Yeah, probably I did too much maths...I always start to think in  
terms of metrics measuring some value for things. I was thinking of a  
"distance" metric in the tree or token stream as an indicator for  
complexity. But as you said, for your application speed is not of  
paramount concern, so this is simply not applicable.

> Right. I'm trying to change the dynamics on that and get people to  
> believe that it can be done.
> I believe my product does it, but it's still a tough sell. About  
> 1/3 of the people who come up to our booth
> at tradeshows are "skeptics". They come up, take a quick look, and  
> then ask "how do you handle unions?" or
> "...memset?" or "multiple inheritence." By the time I've started  
> explaining about how memset is almost always
> used to initialize a struct to zero, and we check for that sort of  
> thing, they walk away. It's how we programmers
> naturally are: we sure want our compilers to work 100%, and it  
> seems like a translator should, too. So since
> it's impossible, in theory, we go back and do it by hand (or don't  
> do it). It never occurs to us that someone could simply
> automate the stuff that everyone's doing by hand and save everyone  
> 90% of the time and effort.
>
> The traveling salesman problem is NP-complete, and yet we have no  
> problem using algorithms that are less than
> perfect do the best they can because they're so much better than  
> humans. It's a shame we can't seem to take
> the same approach with rewriting code to a new language.

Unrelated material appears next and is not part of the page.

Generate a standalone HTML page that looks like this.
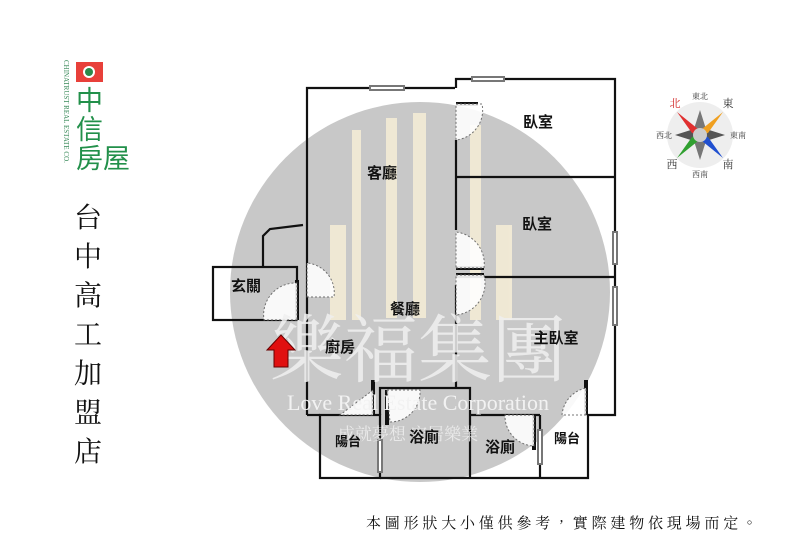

I totally agree with you on that point. Having a tool available is so  
much better in any craft. It's hard to understand why some people  
cannot see the value of that. I mean having a compiler still doesn't  
write programs for you, but it saves you from all the nitty gritty  
details you don't want to bother with. Funnily enough, in other areas  
they do accept that: see garbage collection for one thing. Nowadays  
everyone jumps onto that train. It ain't perfect in many cases, but  
it will help you to get your work done sooner. Same applies to your  
project. And incidentally the same applies to IDE's, too. At least  
that's slowly changing. I don't want to go back to vi to edit my  
projects. Too. Much. Hassle.

Kudos for trying to change that!

>> I'm not an expert in linguistics, far from it, so I can't really  
>> say  anything for NLP.
>
> Yea, me neither. I was pretty shocked at how different the NLP  
> approaches are from "compiler" approaches.
> Seemed like zero overlap. I'm still pretty shocked at how bad NLP  
> seems to be, but I guess I have just
> one data point: babelfish.

I think the real problem with NLP vs. most artificial languages is:  
You do not need to declare objects before usage in natural languages.  
We don't go around pre-declaring everything we want to talk or write  
about. Also, natural languages are much more ambiguous and highly  
context sensitive. Furthermore, the semantics of a word or phrase can  
depend highly of intonation if you are dealing with speech. And last  
but not least, natural language can grossly violate grammatical rules  
and still be understood. This is not generally the case with  
artificial languages.

-k